Data listing:
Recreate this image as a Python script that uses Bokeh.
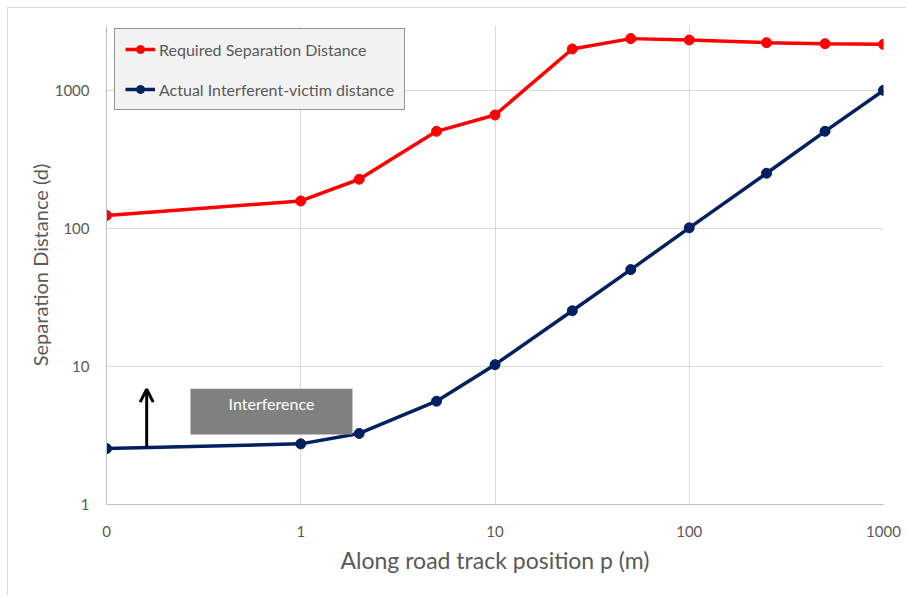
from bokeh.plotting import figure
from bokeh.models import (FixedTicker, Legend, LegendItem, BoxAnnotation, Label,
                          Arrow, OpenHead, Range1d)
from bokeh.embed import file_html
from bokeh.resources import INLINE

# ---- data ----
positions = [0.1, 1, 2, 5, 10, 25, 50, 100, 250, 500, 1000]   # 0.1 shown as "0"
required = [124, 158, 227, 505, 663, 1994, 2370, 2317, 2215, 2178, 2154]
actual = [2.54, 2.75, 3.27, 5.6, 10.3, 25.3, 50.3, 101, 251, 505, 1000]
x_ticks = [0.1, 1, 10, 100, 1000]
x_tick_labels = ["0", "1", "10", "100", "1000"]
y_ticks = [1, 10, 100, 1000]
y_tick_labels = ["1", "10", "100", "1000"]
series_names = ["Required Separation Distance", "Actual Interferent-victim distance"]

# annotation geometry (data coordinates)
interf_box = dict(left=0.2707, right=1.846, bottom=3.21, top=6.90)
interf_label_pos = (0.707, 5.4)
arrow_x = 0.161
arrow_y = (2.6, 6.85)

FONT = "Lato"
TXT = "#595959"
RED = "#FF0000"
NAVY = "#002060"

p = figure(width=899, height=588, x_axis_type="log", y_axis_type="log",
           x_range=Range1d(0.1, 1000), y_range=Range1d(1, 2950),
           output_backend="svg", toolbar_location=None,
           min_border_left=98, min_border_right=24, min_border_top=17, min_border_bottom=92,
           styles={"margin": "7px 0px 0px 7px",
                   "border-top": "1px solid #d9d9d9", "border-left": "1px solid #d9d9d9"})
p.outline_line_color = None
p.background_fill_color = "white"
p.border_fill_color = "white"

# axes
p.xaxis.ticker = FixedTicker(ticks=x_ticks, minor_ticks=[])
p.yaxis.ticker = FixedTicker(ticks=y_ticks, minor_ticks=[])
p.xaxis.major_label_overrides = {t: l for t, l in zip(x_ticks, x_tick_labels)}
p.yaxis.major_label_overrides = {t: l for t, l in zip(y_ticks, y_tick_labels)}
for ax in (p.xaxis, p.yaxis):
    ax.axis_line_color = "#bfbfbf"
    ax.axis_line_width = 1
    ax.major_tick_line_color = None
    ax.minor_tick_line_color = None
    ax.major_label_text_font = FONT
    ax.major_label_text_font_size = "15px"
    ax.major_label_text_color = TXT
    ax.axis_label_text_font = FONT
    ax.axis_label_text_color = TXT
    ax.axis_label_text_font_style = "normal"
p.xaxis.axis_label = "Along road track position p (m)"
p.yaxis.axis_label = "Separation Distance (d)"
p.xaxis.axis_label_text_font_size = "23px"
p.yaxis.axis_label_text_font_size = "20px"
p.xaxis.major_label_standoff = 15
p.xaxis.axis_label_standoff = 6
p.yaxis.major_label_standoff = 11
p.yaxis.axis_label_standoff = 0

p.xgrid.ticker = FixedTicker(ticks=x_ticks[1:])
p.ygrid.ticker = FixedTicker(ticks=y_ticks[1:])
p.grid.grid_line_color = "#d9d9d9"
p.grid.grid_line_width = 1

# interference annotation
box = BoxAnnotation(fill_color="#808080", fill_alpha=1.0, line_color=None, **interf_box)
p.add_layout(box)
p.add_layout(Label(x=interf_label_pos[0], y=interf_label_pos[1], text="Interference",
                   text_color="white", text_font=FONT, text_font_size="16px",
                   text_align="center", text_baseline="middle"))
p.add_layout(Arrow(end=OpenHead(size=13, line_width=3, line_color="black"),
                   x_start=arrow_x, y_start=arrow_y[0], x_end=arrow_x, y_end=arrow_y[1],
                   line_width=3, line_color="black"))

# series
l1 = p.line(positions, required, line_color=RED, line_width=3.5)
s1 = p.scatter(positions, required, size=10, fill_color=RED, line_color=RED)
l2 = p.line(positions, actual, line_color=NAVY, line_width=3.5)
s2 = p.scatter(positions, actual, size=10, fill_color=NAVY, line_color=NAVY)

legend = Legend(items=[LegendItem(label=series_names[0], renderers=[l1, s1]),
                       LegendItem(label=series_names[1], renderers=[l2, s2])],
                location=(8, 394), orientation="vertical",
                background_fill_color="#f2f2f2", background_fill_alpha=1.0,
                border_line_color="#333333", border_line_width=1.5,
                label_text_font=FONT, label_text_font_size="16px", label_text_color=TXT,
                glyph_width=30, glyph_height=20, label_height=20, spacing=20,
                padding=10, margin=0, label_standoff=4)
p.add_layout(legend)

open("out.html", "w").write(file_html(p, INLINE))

...

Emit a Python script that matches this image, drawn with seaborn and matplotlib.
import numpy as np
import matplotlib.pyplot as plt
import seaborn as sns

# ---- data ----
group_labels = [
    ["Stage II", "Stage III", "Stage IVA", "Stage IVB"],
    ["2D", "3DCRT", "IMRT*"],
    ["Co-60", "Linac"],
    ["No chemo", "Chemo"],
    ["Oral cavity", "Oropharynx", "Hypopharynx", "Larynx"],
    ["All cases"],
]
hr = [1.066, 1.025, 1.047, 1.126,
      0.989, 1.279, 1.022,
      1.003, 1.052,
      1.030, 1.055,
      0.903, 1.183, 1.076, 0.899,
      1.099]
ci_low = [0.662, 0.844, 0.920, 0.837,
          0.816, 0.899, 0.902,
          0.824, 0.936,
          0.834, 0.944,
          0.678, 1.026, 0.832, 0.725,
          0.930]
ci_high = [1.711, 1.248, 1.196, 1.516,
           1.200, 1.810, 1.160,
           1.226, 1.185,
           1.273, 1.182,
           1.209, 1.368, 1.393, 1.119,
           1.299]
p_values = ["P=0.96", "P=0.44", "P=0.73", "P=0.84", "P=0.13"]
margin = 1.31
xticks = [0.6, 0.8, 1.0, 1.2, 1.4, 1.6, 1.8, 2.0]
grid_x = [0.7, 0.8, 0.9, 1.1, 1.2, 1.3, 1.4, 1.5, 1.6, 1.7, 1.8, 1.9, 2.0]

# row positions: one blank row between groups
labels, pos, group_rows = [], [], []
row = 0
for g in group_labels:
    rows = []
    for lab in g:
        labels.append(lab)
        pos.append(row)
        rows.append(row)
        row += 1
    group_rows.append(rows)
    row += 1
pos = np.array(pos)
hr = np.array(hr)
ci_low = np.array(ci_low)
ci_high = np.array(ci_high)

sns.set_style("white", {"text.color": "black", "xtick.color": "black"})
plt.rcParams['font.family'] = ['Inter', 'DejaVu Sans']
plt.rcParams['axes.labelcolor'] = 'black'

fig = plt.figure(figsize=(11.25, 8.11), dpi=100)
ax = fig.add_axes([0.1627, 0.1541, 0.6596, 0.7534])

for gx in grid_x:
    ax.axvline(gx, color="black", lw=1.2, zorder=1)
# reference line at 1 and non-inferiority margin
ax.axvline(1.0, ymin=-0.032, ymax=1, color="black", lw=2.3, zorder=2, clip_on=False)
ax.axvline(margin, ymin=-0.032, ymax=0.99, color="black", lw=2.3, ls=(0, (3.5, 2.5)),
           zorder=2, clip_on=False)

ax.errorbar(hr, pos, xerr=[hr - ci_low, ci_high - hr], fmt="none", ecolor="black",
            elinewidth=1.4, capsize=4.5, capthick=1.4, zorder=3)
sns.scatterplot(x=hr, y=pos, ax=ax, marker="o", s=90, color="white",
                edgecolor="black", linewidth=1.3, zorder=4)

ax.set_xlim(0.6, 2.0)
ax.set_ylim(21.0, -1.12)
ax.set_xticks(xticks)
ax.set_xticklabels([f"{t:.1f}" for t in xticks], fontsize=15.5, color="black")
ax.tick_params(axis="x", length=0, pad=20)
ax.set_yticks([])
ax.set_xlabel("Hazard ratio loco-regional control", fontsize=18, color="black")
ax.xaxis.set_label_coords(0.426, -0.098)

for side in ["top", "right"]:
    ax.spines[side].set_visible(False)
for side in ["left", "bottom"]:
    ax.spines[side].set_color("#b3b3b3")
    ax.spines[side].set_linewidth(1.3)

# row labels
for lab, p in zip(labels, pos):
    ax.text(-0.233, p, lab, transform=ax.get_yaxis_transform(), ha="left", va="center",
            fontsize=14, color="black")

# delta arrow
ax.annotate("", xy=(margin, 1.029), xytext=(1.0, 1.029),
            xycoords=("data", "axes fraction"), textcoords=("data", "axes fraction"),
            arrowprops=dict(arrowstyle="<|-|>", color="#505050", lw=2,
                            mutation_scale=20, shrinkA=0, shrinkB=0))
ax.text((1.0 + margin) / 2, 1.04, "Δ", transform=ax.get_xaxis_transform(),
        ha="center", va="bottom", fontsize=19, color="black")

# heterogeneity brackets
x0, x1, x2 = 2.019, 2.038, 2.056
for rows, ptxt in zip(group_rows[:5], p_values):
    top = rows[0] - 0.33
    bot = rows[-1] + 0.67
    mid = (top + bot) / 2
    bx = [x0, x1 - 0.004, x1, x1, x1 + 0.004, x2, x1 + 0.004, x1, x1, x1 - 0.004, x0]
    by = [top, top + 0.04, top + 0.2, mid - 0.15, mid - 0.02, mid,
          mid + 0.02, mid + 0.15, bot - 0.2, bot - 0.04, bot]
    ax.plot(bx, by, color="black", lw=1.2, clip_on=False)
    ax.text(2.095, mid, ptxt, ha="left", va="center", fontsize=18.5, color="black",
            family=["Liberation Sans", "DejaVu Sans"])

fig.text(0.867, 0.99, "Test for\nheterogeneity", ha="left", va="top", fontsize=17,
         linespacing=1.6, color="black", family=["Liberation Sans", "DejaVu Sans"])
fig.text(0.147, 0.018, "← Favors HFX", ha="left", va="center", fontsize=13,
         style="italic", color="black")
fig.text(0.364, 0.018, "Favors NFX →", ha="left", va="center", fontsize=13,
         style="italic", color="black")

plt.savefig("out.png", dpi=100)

Challenge: Go through the listing above and return every line where the word "Python" occurs.

The response:
Recreate this image as a Python script that uses Bokeh.
Emit a Python script that matches this image, drawn with seaborn and matplotlib.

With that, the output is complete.